RO: First, books were already well-represented in libraries. Ephemera, except for papers of notable people, generally were not. Ephemera appealed to me as an entrée into the workings of movements and the world of the rank and file. Also, ephemera, with some exceptions, were readily available at modest prices.
RO: I had already begun using many items from the collection in my teaching well before I donated to the Archives. Indeed, this teaching use is what established the initial relationship with Ed Galloway before my donation. Under Ed’s leadership, the archives had begun to solicit faculty input on the digitization of collections for use in teaching. I asked the Archives staff to digitize a small selection from the collection for student use in my courses. That led to discussions about donation.
I found the digitized version of the collection breathtaking for teaching. I taught writing seminars on the history of the American Left and on radical culture in the 1930s and 1960s. I frequently asked students to pick items from the collection relevant to the day’s topic and be prepared to discuss what the items taught them. The digitized collection also gave students ready access to a wealth of primary sources for their papers. Once they had become accustomed to using the collection, they also became more energetic in following up leads to other relevant online collections I made them aware of.
I imagine that digitization will be the key to future research use. Indeed, it was the willingness of Ed Galloway and his staff to digitize nearly all of the collection that made me comfortable with donating.
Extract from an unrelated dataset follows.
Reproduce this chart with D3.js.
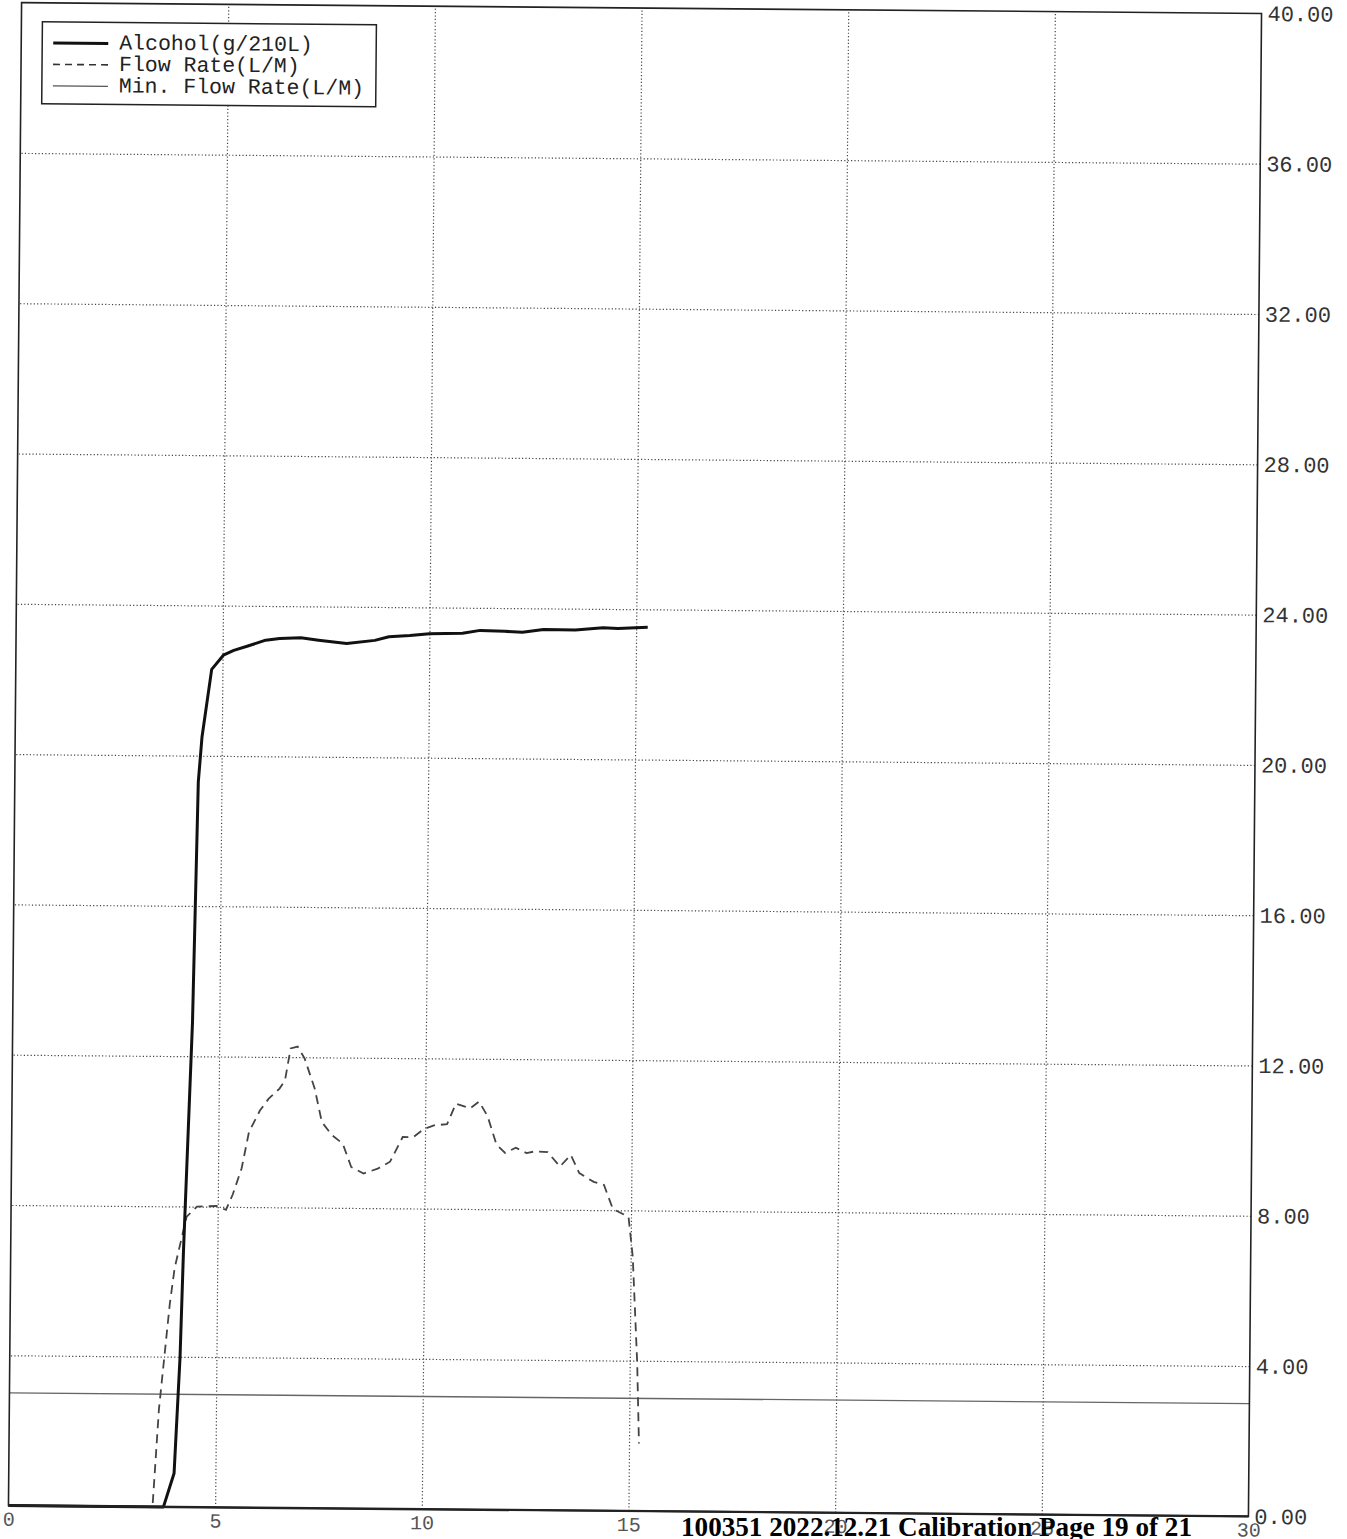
<!DOCTYPE html>
<html>
<head>
<meta charset="utf-8">
<script src="https://cdn.jsdelivr.net/npm/d3@7"></script>
<style>
  body { margin: 0; background: #fff; }
  .grid line { stroke: #444; stroke-width: 1.2; stroke-dasharray: 1.2,2.2; }
  .grid .domain { display: none; }
  .lbl text { font-family: "Liberation Mono", "Courier New", monospace; fill: #333; }
  .lbl .domain { display: none; }
</style>
</head>
<body>
<script>
// time (s) on x, values on y
const xTicks = [0, 5, 10, 15, 20, 25, 30];
const yTicks = [0, 4, 8, 12, 16, 20, 24, 28, 32, 36, 40];

const alcoholTime = [0, 3.75, 4.0, 4.12, 4.18, 4.35, 4.44, 4.52, 4.74, 5.02, 5.27, 5.61, 6.04, 6.38, 6.89, 7.32, 8.0, 8.68, 9.02, 9.53, 10.0, 10.8, 11.23, 11.82, 12.25, 12.76, 13.53, 14.2, 14.56, 15.28];
const alcoholValue = [0, 0, 0.9, 4.0, 6.8, 12.9, 19.3, 20.5, 22.3, 22.68, 22.81, 22.93, 23.09, 23.14, 23.16, 23.1, 23.02, 23.11, 23.21, 23.25, 23.3, 23.32, 23.4, 23.38, 23.36, 23.44, 23.43, 23.5, 23.48, 23.52];

const flowTime = [3.49, 3.62, 3.74, 3.86, 3.97, 4.08, 4.25, 4.5, 4.97, 5.2, 5.36, 5.57, 5.74, 6.0, 6.21, 6.47, 6.6, 6.73, 6.9, 7.07, 7.32, 7.5, 7.75, 8.01, 8.22, 8.52, 8.86, 9.16, 9.46, 9.72, 9.97, 10.23, 10.53, 10.74, 11.09, 11.3, 11.51, 11.73, 11.94, 12.2, 12.46, 12.67, 12.97, 13.27, 13.53, 13.74, 14.09, 14.34, 14.56, 14.94, 15.05, 15.18, 15.24];
const flowValue = [0.1, 2.6, 4.0, 5.4, 6.36, 6.9, 7.73, 8.0, 8.02, 7.92, 8.33, 9.03, 10.0, 10.57, 10.89, 11.16, 11.38, 12.23, 12.28, 11.97, 11.17, 10.28, 9.93, 9.71, 9.09, 8.92, 9.05, 9.24, 9.9, 9.9, 10.12, 10.22, 10.25, 10.8, 10.68, 10.86, 10.47, 9.72, 9.5, 9.64, 9.5, 9.55, 9.53, 9.15, 9.46, 8.98, 8.75, 8.67, 8.03, 7.83, 6.77, 3.95, 1.8];

const minFlowRate = 3.0;

const legendLabels = ["Alcohol(g/210L)", "Flow Rate(L/M)", "Min. Flow Rate(L/M)"];
const footerText = "100351 2022.12.21 Calibration Page 19 of 21";

main();

function main() {
  setupCanvasSize();
  appendSvg("body");
  setupXScale();
  setupYScale();
  appendGrid();
  appendLines();
  appendFrame();
  appendLabels();
  addLegend();
  addFooter();
}

function setupCanvasSize() {
  margin = { top: 8, left: 15 };
  width = 1240;
  height = 1503;
}

function appendSvg(domElement) {
  root = d3.select(domElement).append("svg")
    .attr("width", 1347)
    .attr("height", 1539);
  // the scanned page is slightly tilted
  svg = root.append("g")
    .attr("transform", `rotate(0.5, ${margin.left + width / 2}, ${margin.top + height / 2}) translate(${margin.left}, ${margin.top})`);
}

function setupXScale() {
  x = d3.scaleLinear().domain([0, 30]).range([0, width]);
}

function setupYScale() {
  y = d3.scaleLinear().domain([0, 40]).range([height, 0]);
}

function appendGrid() {
  svg.append("g")
    .attr("class", "grid")
    .attr("transform", `translate(0, ${height})`)
    .call(d3.axisBottom(x).tickValues(xTicks.slice(1, -1)).tickSize(-height).tickFormat(""));
  svg.append("g")
    .attr("class", "grid")
    .attr("transform", `translate(${width}, 0)`)
    .call(d3.axisRight(y).tickValues(yTicks.slice(1, -1)).tickSize(-width).tickFormat(""));
}

function appendLines() {
  // min flow rate
  svg.append("line")
    .attr("x1", x(0)).attr("x2", x(30))
    .attr("y1", y(minFlowRate)).attr("y2", y(minFlowRate))
    .attr("stroke", "#666")
    .attr("stroke-width", 1.4);

  var flowLine = d3.line()
    .x(function (d, i) { return x(flowTime[i]); })
    .y(function (d) { return y(d); });
  svg.append("path")
    .datum(flowValue)
    .attr("d", flowLine)
    .attr("fill", "none")
    .attr("stroke", "#444")
    .attr("stroke-width", 1.8)
    .attr("stroke-dasharray", "9,6");

  var alcoholLine = d3.line()
    .x(function (d, i) { return x(alcoholTime[i]); })
    .y(function (d) { return y(d); });
  svg.append("path")
    .datum(alcoholValue)
    .attr("d", alcoholLine)
    .attr("fill", "none")
    .attr("stroke", "#111")
    .attr("stroke-width", 3)
    .attr("stroke-linejoin", "round");
}

function appendFrame() {
  svg.append("rect")
    .attr("width", width)
    .attr("height", height)
    .attr("fill", "none")
    .attr("stroke", "#222")
    .attr("stroke-width", 1.6);
  svg.append("line")
    .attr("x1", 0).attr("x2", width)
    .attr("y1", height).attr("y2", height)
    .attr("stroke", "#222")
    .attr("stroke-width", 2.4);
}

function appendLabels() {
  svg.append("g")
    .attr("class", "lbl")
    .attr("transform", `translate(0, ${height})`)
    .call(d3.axisBottom(x).tickValues(xTicks).tickSize(0).tickPadding(6).tickFormat(d3.format("d")))
    .selectAll("text")
    .style("font-size", "20px")
    .style("fill", "#555");
  svg.append("g")
    .attr("class", "lbl")
    .attr("transform", `translate(${width}, 0)`)
    .call(d3.axisRight(y).tickValues(yTicks).tickSize(0).tickPadding(6).tickFormat(d3.format(".2f")))
    .selectAll("text")
    .style("font-size", "22px");
}

function addLegend() {
  var lg = svg.append("g").attr("transform", "translate(21, 19)");
  lg.append("rect")
    .attr("width", 334)
    .attr("height", 82)
    .attr("fill", "#fff")
    .attr("stroke", "#222")
    .attr("stroke-width", 1.5);
  var styles = [
    { w: 3, dash: null, c: "#111" },
    { w: 1.6, dash: "7,5", c: "#333" },
    { w: 1.2, dash: null, c: "#555" }
  ];
  legendLabels.forEach(function (label, i) {
    var yy = 21 + i * 21.5;
    lg.append("line")
      .attr("x1", 11).attr("x2", 66)
      .attr("y1", yy).attr("y2", yy)
      .attr("stroke", styles[i].c)
      .attr("stroke-width", styles[i].w)
      .attr("stroke-dasharray", styles[i].dash);
    lg.append("text")
      .attr("x", 77)
      .attr("y", yy + 6)
      .style("font-family", "'Liberation Mono', 'Courier New', monospace")
      .style("font-size", "21.5px")
      .style("fill", "#222")
      .text(label);
  });
}

function addFooter() {
  root.append("text")
    .attr("x", 681)
    .attr("y", 1536)
    .attr("textLength", 511)
    .attr("lengthAdjust", "spacingAndGlyphs")
    .style("font-family", "'Liberation Serif', 'Times New Roman', serif")
    .style("font-weight", "bold")
    .style("font-size", "27px")
    .style("fill", "#000")
    .text(footerText);
}
</script>
</body>
</html>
RO: Because of the American two-party system, left-wing organizations always had limited visibility within the electoral system—one of the primary arenas in which many Americans familiarize themselves with political ideas. Yet, left-wing thought always had far greater impact than the weakness of the electoral Left suggested. In part that was because the values Leftists embraced resonated with broad American ideals. At many points in American history conservative demagogues did seek to tar left-wing ideas as un-American, but Leftists frequently pushed back with an alternative left-wing Americanism arguing that their egalitarian values—inalienable rights and collective action in pursuit of those rights for all—were the true heritage of the American Revolution. Left-wing Americanism had an especially significant impact among writers, artists, musicians, filmmakers, and photographers in the Progressive and New Deal eras. Some of this heritage was temporarily erased during the height of the Cold War, but it has resurfaced energetically in recent decades. America has always had a divided soul, and I anticipate that Left and Right will continue to battle each other with conflicting claims about who best represents the American Dream.
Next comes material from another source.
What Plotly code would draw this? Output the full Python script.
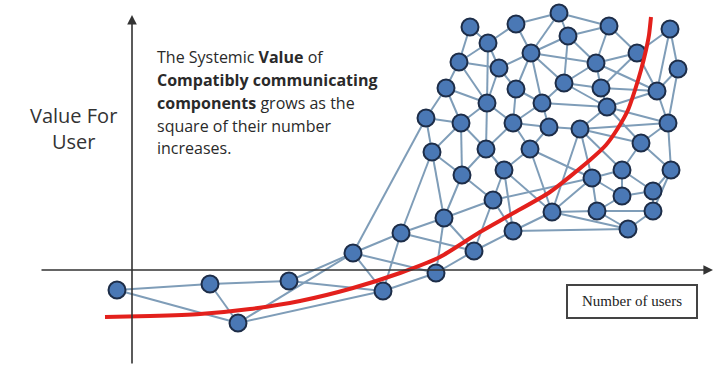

Richard Oestreicher received his Ph.D. from Michigan State in 1979. After short stints teaching at Michigan State and Arizona State, he taught at the University of Pittsburgh from 1980 until his retirement at the end of 2017. He taught courses in US history, world history, working class history, the history of the American Left, and US popular culture. His publications include Solidarity and Fragmentation: Working People and Class Consciousness in Detroit, 1875-1900 (U. of Illinois Press, 1986) and “Urban Working-Class Political Behavior and Theories of American Electoral Politics, 1870-1940” (Journal Of American History, 1988), which won the Binkley-Stevenson award for best article in the JAH. Oestreicher wrote most of the metadata for the American Left Ephemera Collection. He now lives in Taos, New Mexico.
This interview was conducted by Sabrina Cofer. She is the digital media assistant at Choice.